Foi nesse exato momento que Farncisco percebeu o erro. O cara só queria um calmante... Ele estava nervoso. Ele nunca tinha visto ninguém nervoso daquele jeito.

O farmacêutico assobiou e no que o homem virou o rosto ele deu um sorriso de braços abertos, como quem dizia com os mesmos braços: matei a xarada.

O intelectual levantou as duas mãos para o céu, como quem diz: até que enfim.

- Tome, esta garrafada vai de acalmar. Não beba muito, pois ela é muito forte.

- Muito agradecido! Enfim vou acalmar minhas entranhas e emudecer minhas onomatopeias intestinais...

E antes que o dono da farmácia pudesse impedir, o forasteiro bebeu aos goles, desesperado, todo o conteúdo de mais de um litro do calmante caseiro. Parou por uns segundos para limpar com o antebraço o bigode - como os piratas bebem nos filmes - para depois sorver os últimos goles, com um pouco mais de calma. Com uma enorme gratidão, colocou uma nota de cem reais no bolso de Farncisco, sorriu, e disse:

- Guarde para si os tostões do troco. Pegou o chapéu e a bengala com a mesma mão e foi cantarolando para o carro. Partiu feliz.

- Minha Nossa Senhora, nunca vi ninguém beber tanto calmante de uma vez só – pensou.

Tem doido pra tudo. Beijou a nota, olhou contra a luz para atestar que não era falsa, dobrou e guardou como um tesouro na gaveta do caixa. Sentou-se na cadeira. Ganhou o dia.

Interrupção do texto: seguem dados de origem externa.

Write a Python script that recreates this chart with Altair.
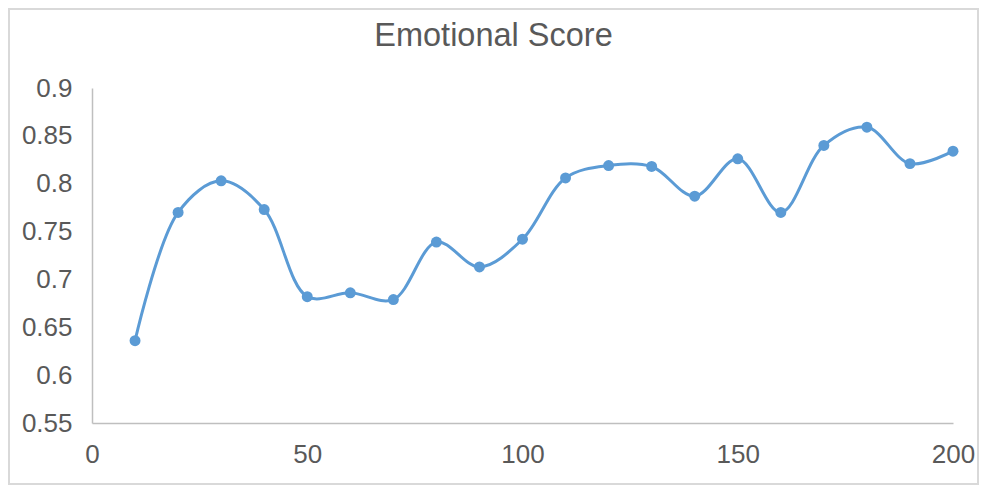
import altair as alt
import pandas as pd

x_vals = [10, 20, 30, 40, 50, 60, 70, 80, 90, 100,
          110, 120, 130, 140, 150, 160, 170, 180, 190, 200]
scores = [0.636, 0.770, 0.803, 0.773, 0.682, 0.686, 0.679, 0.739, 0.713, 0.742,
          0.806, 0.819, 0.818, 0.787, 0.826, 0.770, 0.840, 0.859, 0.821, 0.834]
x_ticks = [0, 50, 100, 150, 200]
y_ticks = [0.55, 0.6, 0.65, 0.7, 0.75, 0.8, 0.85, 0.9]
title_text = "Emotional Score"

df = pd.DataFrame({"x": x_vals, "score": scores})

FONT = "Liberation Sans"
BLUE = "#5b9bd5"
GREY_TXT = "#595959"
GREY_AX = "#bfbfbf"

W, H = 861, 335

xenc = alt.X("x:Q", scale=alt.Scale(domain=[0, 200], nice=False, zero=False),
             axis=alt.Axis(values=x_ticks, title=None, grid=False, ticks=False,
                           labelPadding=18, domainColor=GREY_AX, domainWidth=1.5,
                           labelFontSize=26, labelColor=GREY_TXT, labelFont=FONT,
                           labelFlush=False))
yenc = alt.Y("score:Q", scale=alt.Scale(domain=[0.55, 0.9], nice=False, zero=False),
             axis=alt.Axis(values=y_ticks, title=None, grid=False, ticks=False,
                           format=".2~f", labelPadding=20, domainColor=GREY_AX,
                           domainWidth=1.5, labelFontSize=26, labelColor=GREY_TXT,
                           labelFont=FONT, labelFlush=False))

base = alt.Chart(df)
line = base.mark_line(color=BLUE, strokeWidth=3, interpolate="catmull-rom").encode(x=xenc, y=yenc)
pts = base.mark_circle(color=BLUE, size=120, opacity=1).encode(x=xenc, y=yenc)

frame = alt.Chart(pd.DataFrame({"a": [0]})).mark_rect(
    fill=None, stroke="#d9d9d9", strokeWidth=2
).encode(x=alt.value(-83), x2=alt.value(886), y=alt.value(-79), y2=alt.value(396))

chart = alt.layer(frame, line, pts).properties(
    width=W, height=H,
    background="white",
    title=alt.TitleParams(title_text, fontSize=32.5, font=FONT, color=GREY_TXT,
                          fontWeight="normal", anchor="middle", frame="group",
                          baseline="alphabetic", dx=-29, offset=-70),
    autosize=alt.AutoSizeParams(type="none"),
    padding={"left": 84, "top": 80, "right": 26, "bottom": 62},
).configure_view(strokeWidth=0, stroke="transparent")

chart.save("out.html", embed_options={"renderer": "svg", "actions": False})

Vinte e cinco minutos depois, o mesmo carro para bem devagar em frente a farmácia. De dentro saem dois homens. Já não existe mais nervosismo ou gritaria. Um era o intelectual de antes e o outro, era bem possível que também fosse, pois suas roupas faziam um belo par com as dele. O intelectual novo amparava o intelectual antigo. Ajudou a descer do carro com carinho e cuidado, e este dava passos curtos com a serenidade de um monge e a delicadeza de um homem santo.

Os dois chegaram à porta da farmácia e nem de longe aquela figura calma e serena fazia lembrar o homem que esbravejava outrora.

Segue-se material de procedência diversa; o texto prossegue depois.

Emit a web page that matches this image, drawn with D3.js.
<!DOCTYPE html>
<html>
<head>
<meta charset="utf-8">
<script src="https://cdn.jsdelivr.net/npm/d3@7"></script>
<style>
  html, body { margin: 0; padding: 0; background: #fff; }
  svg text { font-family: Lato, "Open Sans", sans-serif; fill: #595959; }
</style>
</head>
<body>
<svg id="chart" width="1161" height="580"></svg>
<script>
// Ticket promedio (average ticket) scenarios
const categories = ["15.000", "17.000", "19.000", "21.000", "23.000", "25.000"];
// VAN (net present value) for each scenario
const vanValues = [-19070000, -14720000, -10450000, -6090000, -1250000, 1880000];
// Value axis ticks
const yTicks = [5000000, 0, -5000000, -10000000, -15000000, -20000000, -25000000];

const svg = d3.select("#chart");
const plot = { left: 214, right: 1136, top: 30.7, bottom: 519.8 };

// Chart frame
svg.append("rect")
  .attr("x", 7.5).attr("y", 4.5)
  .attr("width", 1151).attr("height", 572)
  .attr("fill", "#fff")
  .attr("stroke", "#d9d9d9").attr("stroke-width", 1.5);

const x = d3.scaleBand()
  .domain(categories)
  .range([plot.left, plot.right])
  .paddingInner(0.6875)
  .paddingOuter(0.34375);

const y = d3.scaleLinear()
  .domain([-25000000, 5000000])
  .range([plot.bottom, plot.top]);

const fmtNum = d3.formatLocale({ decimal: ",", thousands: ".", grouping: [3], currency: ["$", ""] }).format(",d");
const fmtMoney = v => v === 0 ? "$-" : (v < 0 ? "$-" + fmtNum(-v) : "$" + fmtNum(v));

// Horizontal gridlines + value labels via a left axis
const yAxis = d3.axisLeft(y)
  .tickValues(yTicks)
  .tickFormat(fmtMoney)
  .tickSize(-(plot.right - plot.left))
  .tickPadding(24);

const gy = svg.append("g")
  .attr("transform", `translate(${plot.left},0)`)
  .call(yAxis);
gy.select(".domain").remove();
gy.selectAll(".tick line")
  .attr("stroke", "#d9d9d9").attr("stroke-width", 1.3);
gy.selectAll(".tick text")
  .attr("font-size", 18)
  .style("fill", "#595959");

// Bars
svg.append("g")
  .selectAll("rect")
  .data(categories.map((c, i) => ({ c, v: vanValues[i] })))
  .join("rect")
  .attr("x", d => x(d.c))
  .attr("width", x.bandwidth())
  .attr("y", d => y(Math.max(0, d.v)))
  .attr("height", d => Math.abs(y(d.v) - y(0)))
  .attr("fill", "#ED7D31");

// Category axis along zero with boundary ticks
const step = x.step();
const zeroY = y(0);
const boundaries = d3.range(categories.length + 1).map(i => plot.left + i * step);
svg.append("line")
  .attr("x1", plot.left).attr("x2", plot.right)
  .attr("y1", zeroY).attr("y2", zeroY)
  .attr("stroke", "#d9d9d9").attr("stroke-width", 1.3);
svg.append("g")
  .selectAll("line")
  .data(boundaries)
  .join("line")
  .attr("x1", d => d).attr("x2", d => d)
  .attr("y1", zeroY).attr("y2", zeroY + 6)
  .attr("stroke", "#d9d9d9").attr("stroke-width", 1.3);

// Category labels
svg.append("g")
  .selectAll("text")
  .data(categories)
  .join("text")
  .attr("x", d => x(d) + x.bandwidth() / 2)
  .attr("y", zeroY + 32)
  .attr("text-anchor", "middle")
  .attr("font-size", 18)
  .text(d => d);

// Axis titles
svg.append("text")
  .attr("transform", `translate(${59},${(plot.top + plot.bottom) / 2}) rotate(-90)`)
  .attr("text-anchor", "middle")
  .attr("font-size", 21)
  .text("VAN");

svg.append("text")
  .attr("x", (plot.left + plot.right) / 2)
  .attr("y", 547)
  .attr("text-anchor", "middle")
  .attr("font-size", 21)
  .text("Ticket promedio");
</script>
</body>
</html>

- Boa tarde meu bom homem.

- Boa tarde!

- Meu amigo veio aqui, a pouco tempo atrás, buscando um remédio para sua diarreia, e o senhor ofereceu um calmante? Foi isso?

O intelectual que fora vítima de Farncisco estava sereno e as mãos estavam juntas como em oração e olhava para cima, como quem via passarinhos coloridos e arco-íris. Cabia até uma auréola.

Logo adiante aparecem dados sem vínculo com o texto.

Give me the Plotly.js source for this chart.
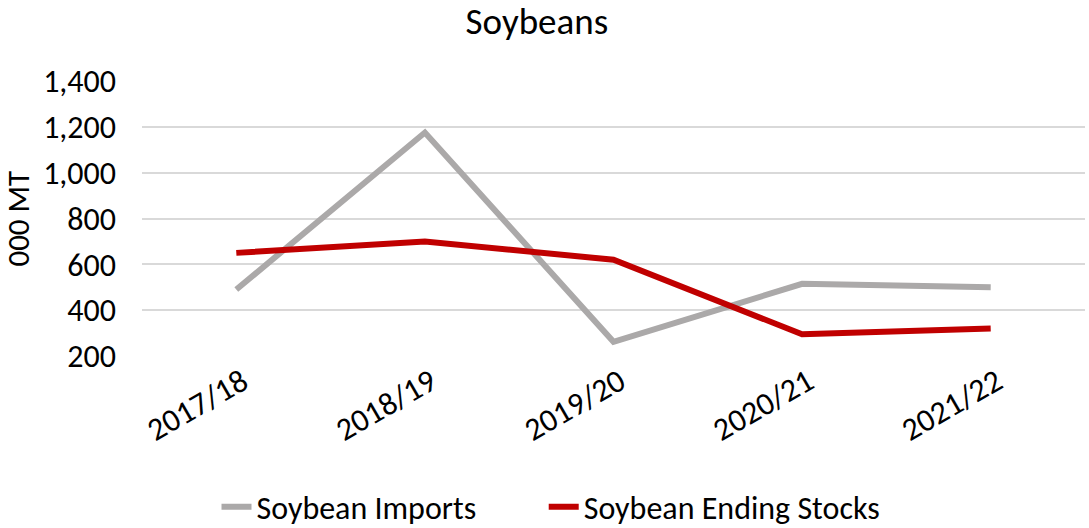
<!DOCTYPE html>
<html><head><meta charset="utf-8">
<script src="https://cdn.plot.ly/plotly-3.0.1.min.js"></script>
<style>html,body{margin:0;padding:0;background:#fff}#chart{width:1089px;height:528px}</style>
</head><body><div id="chart"></div>
<script>
const years = ["2017/18", "2018/19", "2019/20", "2020/21", "2021/22"];
const soybeanImports = [490, 1175, 262, 515, 500];
const soybeanEndingStocks = [650, 700, 620, 295, 320];
const yTicks = [200, 400, 600, 800, 1000, 1200, 1400];
const yTickText = ["200", "400", "600", "800", "1,000", "1,200", "1,400"];

const FONT = "Carlito, Lato, 'Open Sans', sans-serif";
const traces = [
  {x: years, y: soybeanImports, type: "scatter", mode: "lines", name: "Soybean Imports",
   line: {color: "#ABA9A9", width: 6}, legend: "legend"},
  {x: years, y: soybeanEndingStocks, type: "scatter", mode: "lines", name: "Soybean Ending Stocks",
   line: {color: "#C00000", width: 6}, legend: "legend2"}
];
const legendBase = {orientation: "h", xanchor: "left", yref: "container", y: 0.04, yanchor: "middle",
                    font: {size: 32}, bgcolor: "rgba(0,0,0,0)"};
const layout = {
  width: 1089, height: 528,
  margin: {l: 142, r: 4, t: 81, b: 172},
  paper_bgcolor: "#fff", plot_bgcolor: "#fff",
  font: {family: FONT, size: 32, color: "#000"},
  title: {text: "Soybeans", x: 0.493, xanchor: "center", y: 0.96, yanchor: "middle",
          font: {family: FONT, size: 37, color: "#000"}},
  xaxis: {type: "category", range: [-0.5, 4.5], tickangle: -30, showgrid: false, automargin: false,
          showline: false, zeroline: false, ticks: "", ticklabelshift: 6, tickfont: {size: 32}},
  yaxis: {range: [200, 1400], tickvals: yTicks, ticktext: yTickText, showgrid: true, automargin: false,
          gridcolor: "#D9D9D9", gridwidth: 2, zeroline: false, showline: false, ticks: "",
          ticklen: 0, ticklabelstandoff: 25, tickfont: {size: 32}},
  annotations: [{text: "000 MT", xref: "paper", yref: "paper", x: -0.1325, y: 0.5,
                 xanchor: "center", yanchor: "middle", textangle: -90, showarrow: false,
                 font: {size: 31}}],
  legend: Object.assign({}, legendBase, {x: 0.079}),
  legend2: Object.assign({}, legendBase, {x: 0.426}),
  showlegend: true
};
Plotly.newPlot("chart", traces, layout, {staticPlot: true, displayModeBar: false});
</script></body></html>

- Pensei que quisesse calmante, ele gritava sem parar... Descontrolado.

- Sua inexatidão fez minha excreção manar pelos meus cambitos... Disse o agora calmíssimo letrado.

- Coimbra, agora chega! Já te disse um milhão de vezes! Linguagem coloquial pombas! Ninguém entende o que você diz... Vai Coimbra, fala normal, o rapaz não entendeu nada.

Coimbra sorriu, inclinou delicadamente a cabeça em direção ao farmacêutico sem mexer o corpo e proferiu em palavras miúdas, com uma feição quase de Monalisa:

- Meu amigo, vou te contar uma coisa, eu estou todo cagado, mas eu estou sentindo uma paz... Mas uma paz... Paz que eu nunca senti na vida. Esticou o braço magro e entortou a mãozinha como um padre que espere que lhe beijem o anel: Coimbra ao seu dispor. Qual seu nome?

- Farncisco, também ao seu inteiro dispor...

- “Far” o que?

- Farncisco ao seu dispor.

Coimbra olhou com graça de pomba branca para o amigo e perguntou sussurrando: o que foi que ele disse?

- Sei lá Coimbra, vamos embora. Entraram no carro e partiram sob a nuvem vermelha da estrada.

Dizem que depois daquele dia, além do caderno de receitas e do livro de medicamentos, o farmacêutico Farncisco também guarda, só por garantia, um pequeno dicionário ilustrado, para usar em casos especiais.